8. Choice of Instructions Given to the LLM

Once the useful fragments have been recovered, the second step, "Augment," consists of giving instructions to the LLM. The content of these instructions may vary depending on the level of precision desired by the designer. Based on experience feedback, it is commonly accepted that the more precise the instructions given to the large language model are, the higher the quality of its responses. The article by Santu et al. [1] discusses 5 levels of instruction. In the context of RAG, the following information can be noted in these instructions to make them as complete as possible:

General expected role of the LLM
Usage context: application domain, type of user
Referring to the given fragments to formulate its response
Information about the generation of its response both in form and content
How its response will be evaluated.

9. Choice of LLM
The choice of LLM also depends on the three factors previously discussed (quality, response time, and budget). However, this choice is not easy to implement objectively given that the LLM market is a very dynamic market, with strong competition between various actors, whether open access or paid. Regarding quality, the trend seems to be towards LLMs with comparable levels (until recently dominated by ChatGPT4).

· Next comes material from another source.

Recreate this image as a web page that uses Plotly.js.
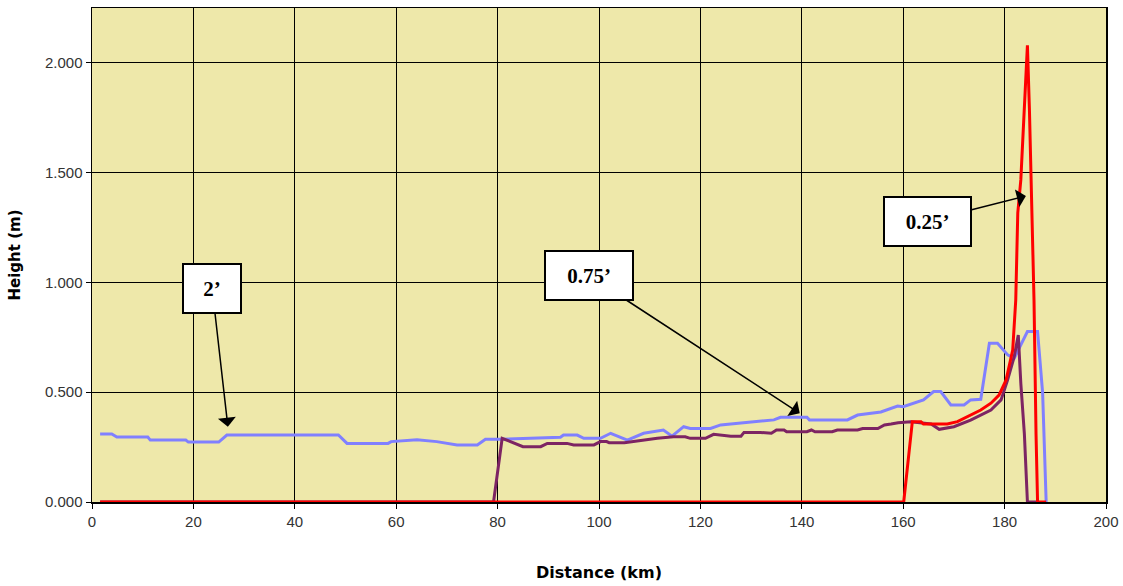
<!DOCTYPE html>
<html>
<head>
<meta charset="utf-8">
<script src="https://cdn.plot.ly/plotly-3.0.1.min.js"></script>
<style>html,body{margin:0;padding:0;background:#fff;}#chart{width:1123px;height:586px;}</style>
</head>
<body>
<div id="chart"></div>
<script>
// Series "2'" (blue)
const dist2 = [1.6, 3.9, 4.9, 11, 11.5, 18.5, 19, 25, 26.6, 48.6, 50.3, 58.4, 59, 64.1, 68, 72, 76, 77.6, 80.6, 85, 92.4, 93, 95.7, 97, 100.3, 102.3, 105.6, 108.8, 112.7, 114.4, 116.7, 118, 122, 124, 128, 134.5, 135.8, 141, 141.5, 149, 151, 155.6, 158.9, 160, 164, 166, 167.4, 169.4, 172, 173.3, 175.3, 176, 177, 178.6, 180.6, 181.9, 184.5, 186.5, 187.5, 188.2];
const height2 = [0.31, 0.31, 0.296, 0.296, 0.282, 0.282, 0.273, 0.273, 0.305, 0.305, 0.267, 0.267, 0.275, 0.284, 0.275, 0.26, 0.26, 0.286, 0.286, 0.29, 0.295, 0.305, 0.305, 0.29, 0.29, 0.313, 0.282, 0.313, 0.328, 0.30, 0.343, 0.335, 0.335, 0.351, 0.361, 0.374, 0.386, 0.386, 0.374, 0.374, 0.396, 0.41, 0.437, 0.434, 0.465, 0.503, 0.503, 0.442, 0.442, 0.465, 0.468, 0.571, 0.723, 0.723, 0.67, 0.655, 0.776, 0.776, 0.497, 0.0];

// Series "0.75'" (purple)
const dist075 = [1.6, 79.2, 80.9, 83.2, 85, 88.5, 89.8, 93.7, 95, 99, 100.3, 101.5, 102, 105, 108.4, 111.5, 114.7, 117, 118, 121, 122.6, 126, 128, 128.6, 131.8, 134, 135, 136.5, 137, 141, 141.9, 142.6, 146, 147, 151, 152, 155, 156.3, 157.6, 159, 161.5, 165.5, 167.1, 170, 173.3, 177.3, 179.3, 180.6, 181.9, 182.7, 183.2, 183.9, 184.5, 186.5];
const height075 = [0, 0, 0.29, 0.267, 0.252, 0.252, 0.267, 0.267, 0.26, 0.26, 0.275, 0.275, 0.27, 0.27, 0.282, 0.29, 0.297, 0.297, 0.29, 0.29, 0.308, 0.30, 0.30, 0.317, 0.317, 0.313, 0.328, 0.328, 0.32, 0.32, 0.328, 0.32, 0.32, 0.328, 0.328, 0.335, 0.335, 0.351, 0.355, 0.361, 0.366, 0.355, 0.331, 0.343, 0.373, 0.419, 0.465, 0.556, 0.662, 0.76, 0.54, 0.31, 0, 0];

// Series "0.25'" (red)
const dist025 = [1.6, 160.1, 161.8, 163.5, 164, 168.7, 170.7, 172.7, 175.3, 177.3, 178.9, 180.3, 181.6, 182.2, 182.6, 183.2, 183.5, 183.9, 184.2, 184.5, 184.9, 185.2, 185.5, 185.8, 186.2, 186.5, 188.2];
const height025 = [0, 0, 0.366, 0.366, 0.355, 0.355, 0.366, 0.389, 0.419, 0.45, 0.487, 0.556, 0.692, 0.92, 1.317, 1.467, 1.619, 1.77, 1.92, 2.08, 1.785, 1.497, 1.19, 0.92, 0.31, 0, 0];

const xTicks = [0, 20, 40, 60, 80, 100, 120, 140, 160, 180, 200];
const yTicks = [0, 0.5, 1.0, 1.5, 2.0];
const yTickText = ["0.000", "0.500", "1.000", "1.500", "2.000"];

const labels = ["2’", "0.75’", "0.25’"];
const labelPoints = [[26.8, 0.343], [139.6, 0.404], [184.2, 1.394]];

const traces = [
  {x: dist2, y: height2, mode: 'lines', name: "2'", line: {color: '#8080FF', width: 3}},
  {x: dist075, y: height075, mode: 'lines', name: "0.75'", line: {color: '#7D2463', width: 3}},
  {x: dist025, y: height025, mode: 'lines', name: "0.25'", line: {color: '#FF0000', width: 3}}
];

const offsets = [[-15.7, -138.2, 56], [-211, -137.8, 86], [-98.7, 25.3, 85]];
const annotations = labels.map((t, i) => ({
  x: labelPoints[i][0], y: labelPoints[i][1], xref: 'x', yref: 'y',
  text: '<b>' + t + '</b>', showarrow: true,
  ax: offsets[i][0], ay: offsets[i][1],
  arrowhead: 1, arrowsize: 2, arrowwidth: 1.5, arrowcolor: '#000',
  standoff: 0,
  bgcolor: '#FFFFFF', bordercolor: '#000', borderwidth: 2, borderpad: 0,
  width: offsets[i][2], height: 47,
  font: {family: 'Liberation Serif, Times New Roman, serif', size: 21, color: '#000'}
}));

const layout = {
  width: 1123, height: 586,
  margin: {l: 92, r: 17, t: 8, b: 84},
  paper_bgcolor: '#FFFFFF',
  plot_bgcolor: '#EEE8AA',
  showlegend: false,
  xaxis: {
    range: [0, 200], tickvals: xTicks, ticks: 'outside', ticklen: 5, tickcolor: '#000',
    showgrid: true, gridcolor: '#000', gridwidth: 1,
    showline: true, linecolor: '#000', linewidth: 1.5, mirror: true, zeroline: false,
    tickfont: {family: 'Liberation Sans, Arial, sans-serif', size: 15, color: '#333'},
    title: {text: 'Distance (km)', standoff: 38,
      font: {family: 'DejaVu Sans, Verdana, sans-serif', size: 16, color: '#000', weight: 'bold'}}
  },
  yaxis: {
    range: [0, 2.25], tickvals: yTicks, ticktext: yTickText, ticks: 'outside', ticklen: 5, tickcolor: '#000',
    showgrid: true, gridcolor: '#000', gridwidth: 1,
    showline: true, linecolor: '#000', linewidth: 1.5, mirror: true, zeroline: false,
    tickfont: {family: 'Liberation Sans, Arial, sans-serif', size: 15, color: '#333'},
    title: {text: 'Height (m)', standoff: 20,
      font: {family: 'DejaVu Sans, Verdana, sans-serif', size: 15, color: '#000', weight: 'bold'}}
  },
  annotations: annotations
};

Plotly.newPlot('chart', traces, layout, {displayModeBar: false, staticPlot: true});
</script>
</body>
</html>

However, the response time is not solely determined by the model itself, but also depends on the infrastructure on which this LLM is hosted, which also raises budgetary considerations. For example, running an LLM on a standard laptop or desktop is complicated in the context of a RAG because the response time also depends on the length of the text input to the LLM, this length being significantly affected by the transmitted fragments. For a test or the use of a RAG addressing a moderate number of users, the choice of a paid LLM may be useful to obtain a response within a satisfactory timeframe without having to equip oneself with potentially costly infrastructure (potentially including a GPU). Another option is to use cloud hosting with an open access LLM, but one must ensure the response time in this case.

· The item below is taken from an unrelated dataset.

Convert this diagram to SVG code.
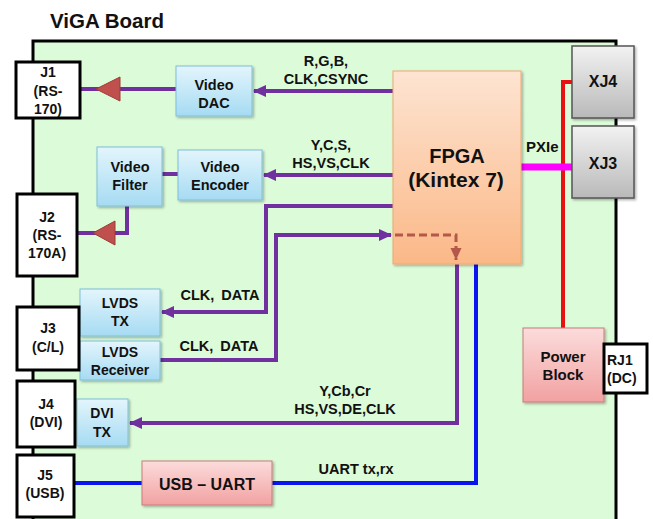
<svg xmlns="http://www.w3.org/2000/svg" width="653" height="519" viewBox="0 0 653 519">
<style>
text{font-family:"Liberation Sans",Arial,sans-serif;font-weight:bold;fill:#111;}
.c{text-anchor:middle;}
.t14{font-size:14px;}
.t145{font-size:14.5px;}
.t15{font-size:15px;}
.t16{font-size:16px;}
.conn{fill:#fff;stroke:#000;stroke-width:3;}
.blue{fill:url(#gBlue);stroke:#7fc0da;stroke-width:1;filter:url(#sh);}
.pink{fill:url(#gPink);stroke:#c97a7a;stroke-width:1;filter:url(#sh);}
.gray{fill:url(#gGray);stroke:#555;stroke-width:1.5;filter:url(#sh);}
.pur{fill:none;stroke:#7030a0;stroke-width:4;}
.tri{fill:#c0504d;stroke:#9c3b38;stroke-width:1;}
</style>
<defs>
<linearGradient id="gBlue" x1="0" y1="0" x2="0" y2="1"><stop offset="0" stop-color="#e3f5fc"/><stop offset="1" stop-color="#a6dbf3"/></linearGradient>
<linearGradient id="gPink" x1="0" y1="0" x2="0" y2="1"><stop offset="0" stop-color="#fcdcdc"/><stop offset="1" stop-color="#f2a1a1"/></linearGradient>
<linearGradient id="gGray" x1="0" y1="0" x2="0" y2="1"><stop offset="0" stop-color="#f2f2f2"/><stop offset="1" stop-color="#b9b9b9"/></linearGradient>
<linearGradient id="gOrange" x1="0" y1="0" x2="0" y2="1"><stop offset="0" stop-color="#fde4d2"/><stop offset="1" stop-color="#fbb887"/></linearGradient>
<filter id="sh" x="-10%" y="-10%" width="130%" height="130%"><feDropShadow dx="1.5" dy="1.5" stdDeviation="1" flood-color="#000" flood-opacity="0.3"/></filter>
<marker id="ap" markerUnits="userSpaceOnUse" markerWidth="14" markerHeight="14" refX="12" refY="7" orient="auto"><path d="M0,1 L13,7 L0,13 Z" fill="#7030a0"/></marker>
<marker id="ab" markerUnits="userSpaceOnUse" markerWidth="14" markerHeight="14" refX="12" refY="7" orient="auto"><path d="M0,1.5 L12,7 L0,12.5 Z" fill="#b5574a"/></marker>
</defs>

<text x="50" y="28" style="font-size:20.5px">ViGA Board</text>
<rect id="board" x="33" y="41" width="583" height="500" fill="#dcfbd8" stroke="#000" stroke-width="3"/>

<g id="connectors">
<path class="pur" d="M393,91 H254" marker-end="url(#ap)"/>
<path class="pur" d="M393,175 H264" marker-end="url(#ap)"/>
<path class="pur" d="M176,89 H80"/>
<polygon class="tri" points="96,89 120,77 120,101"/>
<path class="pur" d="M178,174 H162"/>
<path class="pur" d="M127,206 V233 H77"/>
<polygon class="tri" points="93,233 115,221 115,245"/>
<path class="pur" d="M393,206 H266 V312 H162" marker-end="url(#ap)"/>
<path class="pur" d="M160,360 H276 V235 H391" marker-end="url(#ap)"/>
<path class="pur" d="M457,264 V423 H130" marker-end="url(#ap)"/>
<path d="M476,264 V483 H74" fill="none" stroke="#0a14ee" stroke-width="4"/>
<path d="M572,82 H563 V328" fill="none" stroke="#e81212" stroke-width="4"/>
<path d="M521,167 H572" fill="none" stroke="#ff00ff" stroke-width="7"/>
</g>

<g id="fpga">
<rect x="393" y="71" width="128" height="193" fill="url(#gOrange)" stroke="#f0a870" stroke-width="1" filter="url(#sh)"/>
<text class="c" x="457" y="163" style="font-size:20px">FPGA</text>
<text class="c" x="456" y="187" style="font-size:21px">(Kintex 7)</text>
</g>
<g id="dashed-link">
<path d="M395,235 H456 V260" fill="none" stroke="#b5574a" stroke-width="3" stroke-dasharray="8,4" marker-end="url(#ab)"/>
</g>

<g id="video-dac"><rect class="blue" x="176" y="66" width="76" height="50"/>
<text class="c t145" x="214" y="90">Video</text><text class="c t145" x="214" y="108">DAC</text></g>
<g id="video-encoder"><rect class="blue" x="178" y="150" width="84" height="50"/>
<text class="c t145" x="220" y="172">Video</text><text class="c t145" x="220" y="190">Encoder</text></g>
<g id="video-filter"><rect class="blue" x="97" y="147" width="65" height="59"/>
<text class="c t145" x="130" y="172">Video</text><text class="c t145" x="130" y="190">Filter</text></g>
<g id="lvds-tx"><rect class="blue" x="80" y="289" width="80" height="47"/>
<text class="c t14" x="120" y="308">LVDS</text><text class="c t14" x="120" y="326">TX</text></g>
<g id="lvds-rx"><rect class="blue" x="80" y="341" width="80" height="39"/>
<text class="c t14" x="120" y="357">LVDS</text><text class="c t14" x="120" y="375">Receiver</text></g>
<g id="dvi-tx"><rect class="blue" x="77" y="399" width="51" height="47"/>
<text class="c t14" x="102" y="418">DVI</text><text class="c t14" x="102" y="437">TX</text></g>
<g id="usb-uart"><rect class="pink" x="142" y="461" width="130" height="44"/>
<text class="c" x="207" y="490" style="font-size:16px">USB – UART</text></g>
<g id="power-block"><rect class="pink" x="523" y="328" width="81" height="74"/>
<text class="c t15" x="563" y="362">Power</text><text class="c t15" x="563" y="380">Block</text></g>

<g id="xj4"><rect class="gray" x="572" y="46" width="62" height="72"/>
<text class="c t16" x="603" y="87">XJ4</text></g>
<g id="xj3"><rect class="gray" x="572" y="126" width="62" height="72"/>
<text class="c t16" x="603" y="169">XJ3</text></g>

<g id="j1"><rect class="conn" x="16" y="62" width="64" height="56"/>
<text class="c t14" x="48" y="77">J1</text><text class="c t14" x="48" y="96">(RS-</text><text class="c t14" x="48" y="114">170)</text></g>
<g id="j2"><rect class="conn" x="17" y="194" width="60" height="82"/>
<text class="c t14" x="47" y="222">J2</text><text class="c t14" x="47" y="240">(RS-</text><text class="c t14" x="47" y="258">170A)</text></g>
<g id="j3"><rect class="conn" x="17" y="307" width="62" height="63"/>
<text class="c t14" x="48" y="333">J3</text><text class="c t14" x="48" y="352">(C/L)</text></g>
<g id="j4"><rect class="conn" x="17" y="381" width="58" height="66"/>
<text class="c t14" x="46" y="409">J4</text><text class="c t14" x="46" y="427">(DVI)</text></g>
<g id="j5"><rect class="conn" x="17" y="455" width="57" height="62"/>
<text class="c t14" x="45" y="480">J5</text><text class="c t14" x="45" y="498">(USB)</text></g>
<g id="rj1"><rect class="conn" x="604" y="344" width="43" height="49"/>
<text class="t14" x="607" y="365">RJ1</text><text class="t14" x="607" y="383">(DC)</text></g>

<g id="labels">
<text class="c t145" x="326" y="66">R,G,B,</text>
<text class="c t145" x="326" y="84">CLK,CSYNC</text>
<text class="c t145" x="331" y="150">Y,C,S,</text>
<text class="c t145" x="331" y="168">HS,VS,CLK</text>
<text class="t15" x="526" y="152">PXIe</text>
<text class="c t145" x="220" y="300" style="word-spacing:3px">CLK, DATA</text>
<text class="c t145" x="219" y="351" style="word-spacing:3px">CLK, DATA</text>
<text class="c t145" x="345" y="396">Y,Cb,Cr</text>
<text class="c t145" x="345" y="414">HS,VS,DE,CLK</text>
<text class="c t145" x="356" y="474">UART tx,rx</text>
</g>
</svg>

10. Choice of Evaluation Method and Measures

To improve the RAG during its implementation and operation, it is necessary to determine how the quality of the responses will be judged. The most common but also most time-consuming approach involves having the results of the chatbot’s use analyzed by one or more experts in the relevant field.
This step may be preceded by an initial evaluation assisted by AI through the following three steps:

Generation of a set of synthetic question-answers by an LLM
Submission of the questions to the RAG
Submission of the questions, synthetic responses, and the responses from the RAG to an LLM acting as evaluator.

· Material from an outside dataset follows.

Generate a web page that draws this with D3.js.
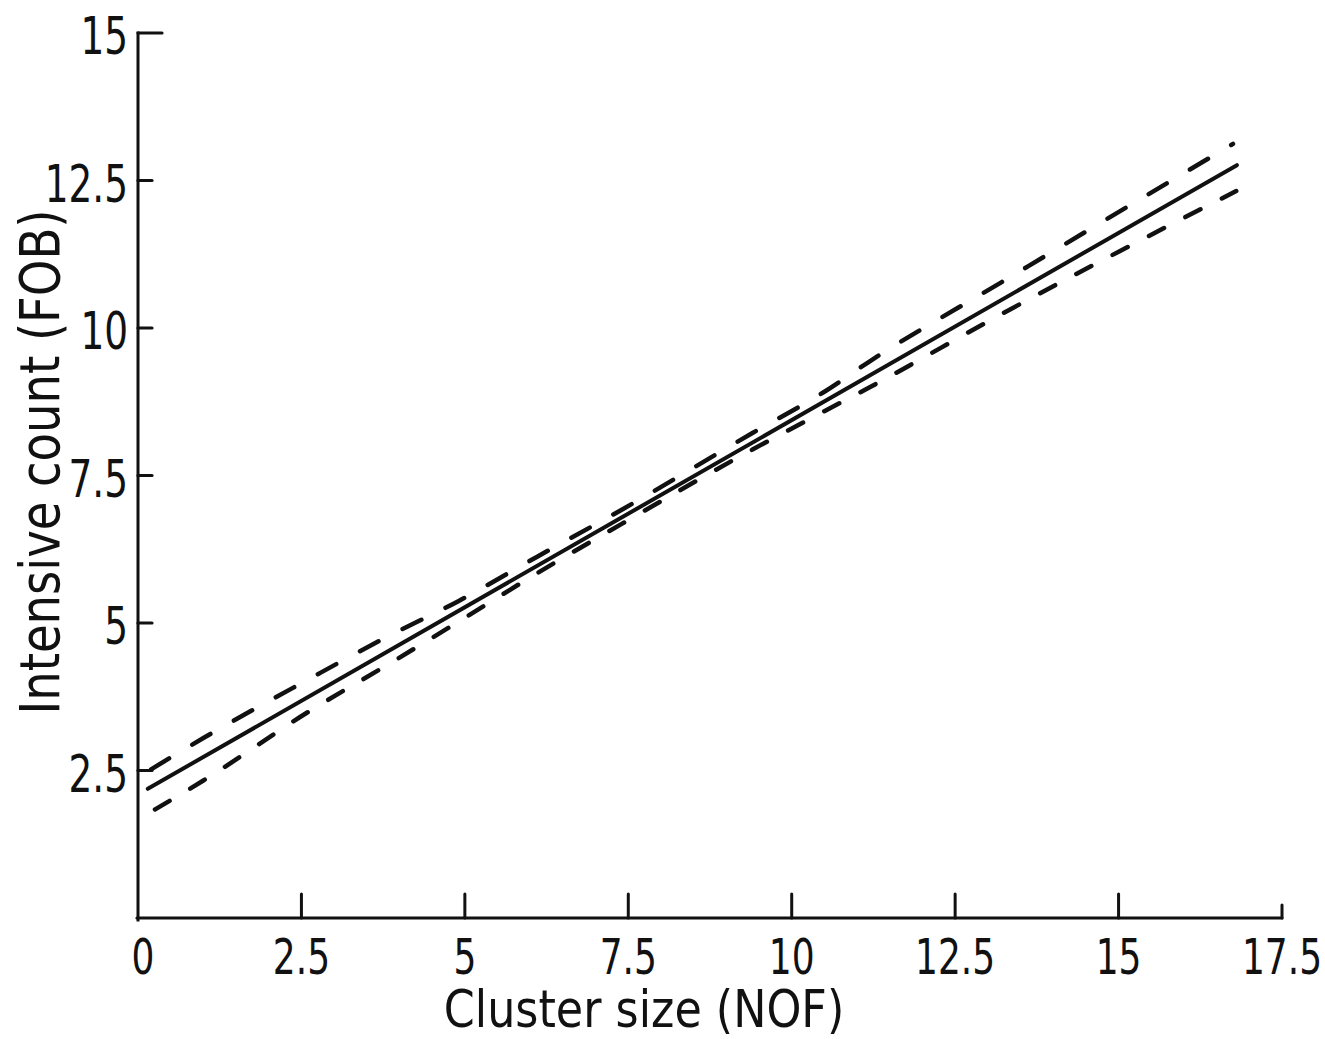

Besides this global evaluation of the quality of the response provided by the chatbot, the "Retrieve" part can also be evaluated separately from the "Generate" part. In the first case, we will particularly focus on the proportion of cases where the useful fragments to provide a response are recovered at the end of this "Retrieve" step. In the second case, we will focus on the proportion of cases where a satisfactory response is provided when the correct fragments are transmitted to the LLM.

Conclusion

In this article, we first introduced a method called "Retrieval Augmented Generation" that makes a chatbot more effective in answering factual questions from an interest domain. The essence of this method involves transmitting to the chatbot the useful references related to the question, these references being stored in an external knowledge base linked to the interest domain. Then, we discussed 10 adjustable levers for your use case so that the solution obtained meets your expectations in terms of the quality of the response, the response time, and the allocated budget. At CETIC, in this research area, we are currently investigating the possibility of automatically deploying a RAG architecture including optimal choices for these levers according to the given use case.

Christian Colot, Senior R&D Engineer CETIC
Laurie Ceccotti, Researcher CETIC

[1] SANTU, Shubhra Kanti Karmaker et FENG, Dongji. Teler: A general taxonomy of llm prompts for benchmarking complex tasks. arXiv preprint arXiv:2305.11430, 2023.